### Data for this exercise
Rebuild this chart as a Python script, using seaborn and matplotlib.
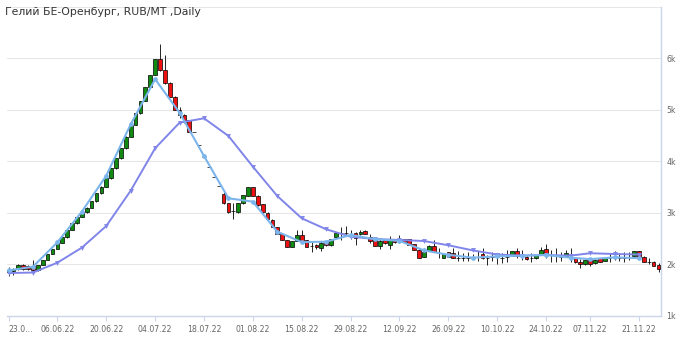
import numpy as np
import pandas as pd
import matplotlib
matplotlib.use("Agg")
import matplotlib.pyplot as plt
import seaborn as sns

# ---------------- data ----------------
title = "Гелий БЕ-Оренбург, RUB/MT ,Daily"
start_date = "2022-05-23"
end_date = "2022-11-25"
holidays = ["2022-11-04"]

opens = [1860, 1870, 1900, 1990, 1960, 1970, 1880, 1990, 2085, 2200,
         2300, 2410, 2524, 2666, 2796, 2925, 3010, 3100, 3223, 3379,
         3507, 3670, 3864, 4058, 4253, 4479, 4705, 4932, 5171, 5437,
         5676, 5981, 5773, 5520, 5249, 4997, 4900, 4802, 4569, 4317,
         4084, 3890, 3695, 3520, 3365, 3190, 3040, 3015, 3190, 3330,
         3501, 3326, 3171, 2996, 2860, 2724, 2588, 2472, 2342, 2459,
         2570, 2472, 2355, 2375, 2310, 2430, 2375, 2523, 2615, 2615,
         2570, 2602, 2583, 2655, 2525, 2472, 2363, 2472, 2375, 2492,
         2470, 2492, 2492, 2388, 2278, 2149, 2259, 2363, 2214, 2129,
         2233, 2214, 2128, 2128, 2130, 2140, 2149, 2194, 2128, 2149,
         2148, 2130, 2148, 2168, 2258, 2180, 2148, 2120, 2116, 2194,
         2298, 2180, 2168, 2148, 2168, 2148, 2116, 2052, 2000, 2084,
         2020, 2116, 2065, 2130, 2148, 2130, 2130, 2148, 2168, 2258,
         2148, 2039, 2052, 1987]
highs = [1950, 1930, 2000, 2010, 1990, 2080, 1995, 2090, 2205, 2305,
         2415, 2530, 2670, 2800, 2930, 3015, 3105, 3228, 3385, 3512,
         3675, 3870, 4063, 4258, 4485, 4710, 4938, 5176, 5442, 5681,
         5987, 6278, 6065, 5540, 5260, 5050, 4920, 4810, 4569, 4317,
         4084, 3890, 3695, 3520, 3420, 3200, 3190, 3200, 3350, 3510,
         3510, 3340, 3180, 3010, 2870, 2730, 2600, 2480, 2460, 2666,
         2666, 2480, 2440, 2390, 2460, 2440, 2500, 2620, 2725, 2745,
         2660, 2620, 2660, 2670, 2590, 2480, 2510, 2490, 2540, 2500,
         2570, 2500, 2500, 2400, 2290, 2260, 2370, 2480, 2310, 2200,
         2240, 2310, 2250, 2220, 2240, 2200, 2250, 2310, 2190, 2240,
         2210, 2210, 2270, 2265, 2310, 2280, 2160, 2210, 2190, 2340,
         2390, 2280, 2310, 2240, 2280, 2310, 2130, 2110, 2090, 2110,
         2100, 2130, 2120, 2210, 2250, 2210, 2230, 2230, 2265, 2265,
         2160, 2120, 2060, 2020]
lows = [1780, 1790, 1890, 1880, 1880, 1870, 1870, 1980, 2080, 2195,
        2295, 2405, 2520, 2660, 2790, 2920, 3005, 3095, 3218, 3374,
        3502, 3665, 3859, 4053, 4248, 4474, 4700, 4927, 5166, 5432,
        5671, 5760, 5510, 5240, 4990, 4850, 4740, 4560, 4569, 4317,
        4084, 3890, 3695, 3520, 3170, 3000, 2880, 3000, 3180, 3320,
        3320, 3140, 3000, 2870, 2715, 2580, 2465, 2330, 2330, 2450,
        2450, 2330, 2240, 2300, 2260, 2360, 2360, 2510, 2472, 2560,
        2490, 2375, 2570, 2580, 2420, 2350, 2290, 2400, 2290, 2420,
        2420, 2420, 2370, 2270, 2120, 2140, 2250, 2240, 2130, 2120,
        2140, 2120, 2070, 2070, 2060, 2100, 2060, 2110, 1990, 2060,
        2010, 2030, 2040, 2160, 2120, 2080, 2090, 2050, 2110, 2190,
        2120, 2050, 2050, 2060, 2160, 2050, 2030, 1930, 1990, 1960,
        2010, 2040, 2060, 2050, 2090, 2060, 2040, 2080, 2160, 2140,
        2040, 2000, 1960, 1860]
closes = [1890, 1910, 1990, 1900, 1900, 1880, 1985, 2083, 2200, 2297,
          2408, 2524, 2666, 2796, 2925, 3010, 3100, 3223, 3379, 3507,
          3670, 3864, 4058, 4253, 4479, 4705, 4932, 5171, 5437, 5676,
          5981, 5773, 5520, 5249, 4997, 4900, 4763, 4569, 4569, 4317,
          4084, 3890, 3695, 3520, 3190, 3015, 3040, 3190, 3346, 3501,
          3326, 3152, 3015, 2880, 2724, 2588, 2472, 2342, 2459, 2570,
          2459, 2342, 2355, 2330, 2407, 2380, 2485, 2614, 2615, 2615,
          2570, 2505, 2635, 2590, 2460, 2363, 2453, 2408, 2472, 2427,
          2470, 2427, 2375, 2278, 2129, 2246, 2363, 2246, 2214, 2194,
          2149, 2129, 2128, 2128, 2130, 2140, 2149, 2116, 2128, 2149,
          2148, 2130, 2148, 2258, 2168, 2180, 2103, 2120, 2181, 2278,
          2214, 2180, 2168, 2148, 2214, 2148, 2039, 2000, 2084, 2000,
          2084, 2052, 2116, 2130, 2148, 2130, 2130, 2148, 2258, 2148,
          2052, 2039, 1975, 1910]

# weekly moving-average style lines (one value per Monday)
fast_line = [1880, 1953, 2427, 3022, 3721, 4719, 5593, 4944, 4103, 3282,
             3216, 2633, 2430, 2439, 2569, 2488, 2455, 2270, 2185, 2128,
             2155, 2168, 2181, 2128, 2100, 2135, 2120]
slow_line = [1830, 1840, 2031, 2323, 2744, 3430, 4253, 4750, 4835, 4492,
             3896, 3326, 2893, 2680, 2536, 2491, 2472, 2452, 2370, 2270,
             2190, 2168, 2181, 2168, 2215, 2200, 2190]

tick_labels = ["23.0...", "06.06.22", "20.06.22", "04.07.22", "18.07.22",
               "01.08.22", "15.08.22", "29.08.22", "12.09.22", "26.09.22",
               "10.10.22", "24.10.22", "07.11.22", "21.11.22"]
y_ticks = [1000, 2000, 3000, 4000, 5000, 6000, 7000]
y_labels = ["1k", "2k", "3k", "4k", "5k", "6k", ""]

# ---------------- build ----------------
dates = pd.bdate_range(start_date, end_date)
dates = dates[~dates.isin(pd.to_datetime(holidays))]
pos = np.arange(len(dates))
df = pd.DataFrame({"date": dates, "pos": pos, "open": opens, "high": highs,
                   "low": lows, "close": closes})

mondays = df[df["date"].dt.weekday == 0].reset_index(drop=True)
lines = pd.DataFrame({"pos": mondays["pos"], "fast": fast_line, "slow": slow_line})
tick_pos = mondays["pos"].values[::2]

sns.set_style("white")
plt.rcParams["font.family"] = ["DejaVu Sans"]

W, H = 680, 341
fig = plt.figure(figsize=(W / 100, H / 100), dpi=100)
ax_bottom = 25.2
ax_top = 6.8
ax = fig.add_axes([7 / W, ax_bottom / H, 654 / W, (H - ax_bottom - ax_top) / H])

# gridlines
for yv in y_ticks:
    ax.axhline(yv, color="#e6e6e6", lw=0.75, zorder=0, clip_on=False)

# wicks
ax.vlines(df["pos"], df["low"], df["high"], color="black", lw=0.6, zorder=2)
# bodies
bottom = np.minimum(df["open"], df["close"])
height = np.abs(df["close"] - df["open"])
colors = np.where(df["close"] > df["open"], "#118a11",
                  np.where(df["close"] < df["open"], "#ee1111", "black"))
ax.bar(df["pos"], height, bottom=bottom, width=0.76, color=colors,
       edgecolor="black", linewidth=0.5, zorder=3)

# lines
sns.lineplot(data=lines, x="pos", y="slow", ax=ax, color="#8085e9", lw=1.4,
             marker="v", markersize=3.5, markeredgewidth=0, zorder=4)
sns.lineplot(data=lines, x="pos", y="fast", ax=ax, color="#7cb5ec", lw=1.5,
             marker="o", markersize=3.4, markeredgewidth=0, zorder=5)

ax.set_xlim(-0.31, len(dates) - 1 + 0.51)
ax.set_ylim(1000, 7000)
ax.set_xlabel("")
ax.set_ylabel("")

ax.set_xticks(tick_pos)
ax.set_xticklabels(tick_labels, fontsize=5.6, color="#666666")
ax.get_xticklabels()[0].set_horizontalalignment("left")
ax.tick_params(axis="x", length=3.8, width=0.8, color="#ccd6eb", pad=2.5,
               direction="out", bottom=True)

ax.yaxis.tick_right()
ax.set_yticks(y_ticks)
ax.set_yticklabels(y_labels, fontsize=5.6, color="#666666")
ax.tick_params(axis="y", length=0, pad=4)

for s in ["left", "top"]:
    ax.spines[s].set_visible(False)
ax.spines["bottom"].set_color("#ccd6eb")
ax.spines["bottom"].set_linewidth(1.0)
ax.spines["right"].set_color("#ccd6eb")
ax.spines["right"].set_linewidth(1.0)
ax.grid(False)

fig.text(5 / W, 1 - 12 / H, title, fontsize=7.8, color="#333333",
         ha="left", va="center")

fig.savefig("out.png", dpi=100)
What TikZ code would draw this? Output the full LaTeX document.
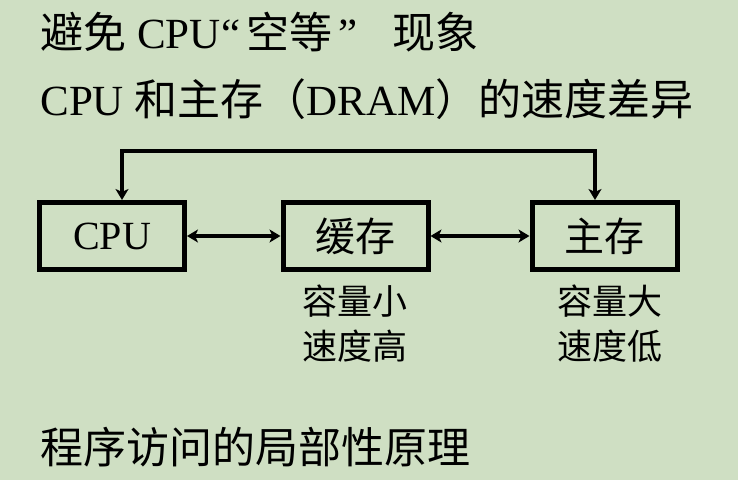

### Brief
Reproduce exactly the run of lines that opens the listing and closes with the line holding "import seaborn as sns". Pictures are excluded.

### Written response
Rebuild this chart as a Python script, using seaborn and matplotlib.
import numpy as np
import pandas as pd
import matplotlib
matplotlib.use("Agg")
import matplotlib.pyplot as plt
import seaborn as sns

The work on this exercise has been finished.